Perpétuité ou perpétuation de la violence et du chaos. Non. L’opposition organisée, les organismes et organisations de la société civile et la population dans sa majorité réclament la mise en place d’un gouvernement de transition capable d’organiser dans un délai raisonnable des élections crédibles et de sanctionner les auteurs des crimes de sang et des crimes financiers. Certaines ambassades et institutions internationales ont apporté leur soutien à la dérive dictatoriale. Le pouvoir de facto a profité de cet appui pour utiliser le banditisme comme arme politique, affirmant avoir fédéré les gangs qui sévissent dans les quartiers populaires. De nombreux massacres ont été perpétrés, leurs auteurs n’ont jamais été inquiétés. C’est justement la fin de ce cycle de violence que la population réclame.

Comment en est-on arrivé là ? Les appels des intellectuels, écrivains, chercheurs ont été nombreux, demandant à la communauté internationale de ne pas encourager la dérive autoritaire de Jovenel Moïse. Ces appels ont été ignorés. Depuis au moins deux ans, c’est au quotidien que l’on tue impunément : il y a quelques jours, deux jeunes, dont Marie-Antoinette Duclaire, une militante politique et journaliste d’une énergie et d’un courage exemplaires. La mise à mort de toute vie institutionnelle, le recours au banditisme par le pouvoir ont conduit à cette situation de terreur. Le président de facto est une victime d’un climat qu’il a lui-même instauré.

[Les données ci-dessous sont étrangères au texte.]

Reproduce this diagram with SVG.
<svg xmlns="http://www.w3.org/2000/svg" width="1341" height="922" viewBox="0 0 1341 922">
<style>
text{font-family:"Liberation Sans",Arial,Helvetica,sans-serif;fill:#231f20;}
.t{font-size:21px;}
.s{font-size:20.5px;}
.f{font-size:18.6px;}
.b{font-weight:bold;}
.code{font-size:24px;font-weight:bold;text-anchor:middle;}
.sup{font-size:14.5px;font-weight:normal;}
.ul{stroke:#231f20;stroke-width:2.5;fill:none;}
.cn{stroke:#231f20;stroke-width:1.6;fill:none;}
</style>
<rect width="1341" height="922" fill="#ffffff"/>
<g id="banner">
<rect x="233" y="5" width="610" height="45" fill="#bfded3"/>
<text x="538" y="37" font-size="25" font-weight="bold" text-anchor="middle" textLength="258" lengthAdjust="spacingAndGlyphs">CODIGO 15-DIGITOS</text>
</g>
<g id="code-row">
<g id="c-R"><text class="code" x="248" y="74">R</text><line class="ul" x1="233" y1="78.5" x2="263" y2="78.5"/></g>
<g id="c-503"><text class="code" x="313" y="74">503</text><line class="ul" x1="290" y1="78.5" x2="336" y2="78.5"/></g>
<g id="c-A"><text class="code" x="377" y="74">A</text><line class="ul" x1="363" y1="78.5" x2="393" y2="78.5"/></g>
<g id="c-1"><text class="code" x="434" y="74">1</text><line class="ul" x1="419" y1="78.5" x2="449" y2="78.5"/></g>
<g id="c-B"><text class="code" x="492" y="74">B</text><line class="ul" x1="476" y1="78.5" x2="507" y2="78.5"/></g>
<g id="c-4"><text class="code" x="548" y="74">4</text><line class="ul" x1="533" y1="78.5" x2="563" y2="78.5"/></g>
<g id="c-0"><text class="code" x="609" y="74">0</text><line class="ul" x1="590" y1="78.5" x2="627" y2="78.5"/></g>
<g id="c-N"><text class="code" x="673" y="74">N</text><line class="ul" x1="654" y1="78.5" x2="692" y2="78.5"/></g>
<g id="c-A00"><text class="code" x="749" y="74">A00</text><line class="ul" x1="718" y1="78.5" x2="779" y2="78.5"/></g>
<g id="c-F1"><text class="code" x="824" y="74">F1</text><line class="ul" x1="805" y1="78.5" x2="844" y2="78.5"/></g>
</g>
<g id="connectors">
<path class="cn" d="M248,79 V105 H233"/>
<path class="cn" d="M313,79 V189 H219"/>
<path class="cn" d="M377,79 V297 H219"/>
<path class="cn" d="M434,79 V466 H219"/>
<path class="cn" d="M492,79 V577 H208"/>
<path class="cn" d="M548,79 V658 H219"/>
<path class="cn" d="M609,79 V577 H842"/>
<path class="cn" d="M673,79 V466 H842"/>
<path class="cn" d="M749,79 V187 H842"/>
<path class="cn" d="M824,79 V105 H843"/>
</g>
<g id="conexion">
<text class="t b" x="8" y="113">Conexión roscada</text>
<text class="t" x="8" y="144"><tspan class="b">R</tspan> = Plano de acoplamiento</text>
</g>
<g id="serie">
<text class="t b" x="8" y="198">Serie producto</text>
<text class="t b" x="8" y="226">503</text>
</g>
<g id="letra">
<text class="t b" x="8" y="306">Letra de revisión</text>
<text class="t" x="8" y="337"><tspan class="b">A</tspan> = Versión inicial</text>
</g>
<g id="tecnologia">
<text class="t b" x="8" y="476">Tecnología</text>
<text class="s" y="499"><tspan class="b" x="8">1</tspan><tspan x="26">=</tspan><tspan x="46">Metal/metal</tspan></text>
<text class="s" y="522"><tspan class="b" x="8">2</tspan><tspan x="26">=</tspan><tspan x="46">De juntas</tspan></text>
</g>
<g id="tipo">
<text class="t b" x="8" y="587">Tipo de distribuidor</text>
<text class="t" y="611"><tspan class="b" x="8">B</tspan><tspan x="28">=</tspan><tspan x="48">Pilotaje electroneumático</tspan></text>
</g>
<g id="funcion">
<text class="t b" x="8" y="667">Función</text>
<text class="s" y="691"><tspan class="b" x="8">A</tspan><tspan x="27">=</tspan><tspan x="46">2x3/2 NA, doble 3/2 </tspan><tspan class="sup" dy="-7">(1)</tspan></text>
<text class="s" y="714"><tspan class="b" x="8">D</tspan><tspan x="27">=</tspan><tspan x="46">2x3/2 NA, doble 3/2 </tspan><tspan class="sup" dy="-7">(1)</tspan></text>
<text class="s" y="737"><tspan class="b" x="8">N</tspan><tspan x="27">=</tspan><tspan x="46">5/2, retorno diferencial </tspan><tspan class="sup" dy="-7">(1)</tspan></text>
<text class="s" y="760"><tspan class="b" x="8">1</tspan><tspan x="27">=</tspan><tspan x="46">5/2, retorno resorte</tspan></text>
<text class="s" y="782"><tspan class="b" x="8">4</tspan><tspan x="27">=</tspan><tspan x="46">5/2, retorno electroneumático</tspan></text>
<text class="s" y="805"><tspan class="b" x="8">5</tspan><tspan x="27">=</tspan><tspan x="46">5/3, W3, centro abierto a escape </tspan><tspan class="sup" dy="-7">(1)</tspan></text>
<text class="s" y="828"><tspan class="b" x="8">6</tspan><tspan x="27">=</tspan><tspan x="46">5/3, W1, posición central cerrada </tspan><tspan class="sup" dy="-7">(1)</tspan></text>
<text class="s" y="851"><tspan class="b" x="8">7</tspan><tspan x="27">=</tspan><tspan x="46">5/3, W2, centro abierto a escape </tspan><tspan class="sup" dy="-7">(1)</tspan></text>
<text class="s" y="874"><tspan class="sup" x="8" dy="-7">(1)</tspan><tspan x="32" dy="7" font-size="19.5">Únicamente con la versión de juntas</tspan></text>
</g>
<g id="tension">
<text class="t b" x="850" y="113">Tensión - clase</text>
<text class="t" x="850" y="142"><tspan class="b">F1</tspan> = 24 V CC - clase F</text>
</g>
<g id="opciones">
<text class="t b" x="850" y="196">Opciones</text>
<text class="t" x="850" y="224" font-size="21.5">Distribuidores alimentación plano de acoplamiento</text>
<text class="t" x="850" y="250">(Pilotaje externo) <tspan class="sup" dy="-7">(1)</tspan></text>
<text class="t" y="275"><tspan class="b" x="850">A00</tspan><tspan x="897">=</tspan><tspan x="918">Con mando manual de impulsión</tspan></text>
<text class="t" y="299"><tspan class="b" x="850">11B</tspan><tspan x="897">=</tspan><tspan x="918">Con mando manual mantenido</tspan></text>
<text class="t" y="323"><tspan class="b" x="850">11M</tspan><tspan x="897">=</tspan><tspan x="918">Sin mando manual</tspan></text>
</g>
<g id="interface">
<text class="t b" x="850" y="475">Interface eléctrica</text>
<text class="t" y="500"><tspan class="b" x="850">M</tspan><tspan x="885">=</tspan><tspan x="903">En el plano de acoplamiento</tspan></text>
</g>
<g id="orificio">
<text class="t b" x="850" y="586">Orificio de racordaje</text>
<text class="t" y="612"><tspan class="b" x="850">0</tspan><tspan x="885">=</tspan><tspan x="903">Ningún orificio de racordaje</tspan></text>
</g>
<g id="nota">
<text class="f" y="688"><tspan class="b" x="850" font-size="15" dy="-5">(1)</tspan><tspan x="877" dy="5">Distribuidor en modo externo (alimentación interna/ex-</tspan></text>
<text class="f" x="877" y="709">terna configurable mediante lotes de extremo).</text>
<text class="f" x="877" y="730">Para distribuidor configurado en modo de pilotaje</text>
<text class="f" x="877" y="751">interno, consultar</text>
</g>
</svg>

Avenir, perspectives ? Écouter les Haïtiens, comme le réclament les nombreux appels lancés par des intellectuels et des écrivains. La sortie de ce cycle infernal passe par la mise en place d’un gouvernement de transition travaillant au remembrement des institutions et pouvant créer le climat nécessaire à la tenue de véritables élections. La tenue d’élections bidons sans participation effective et non reconnues par l’ensemble des Haïtiens ne fera qu’enfoncer encore plus le pays dans la violence et la crise institutionnelle.

Jovenel Moïse ? Il m’est interdit d’applaudir à la mort d’un homme. On l’avait placé au pouvoir comme fantoche et il s’est pris pour un marionnettiste. Il faut chercher ses meurtriers dans ce « on ». Je souhaite qu’ils soient retrouvés et condamnés. Comme doivent être condamnés les auteurs des massacres et des assassinats politiques exécutés sous sa présidence.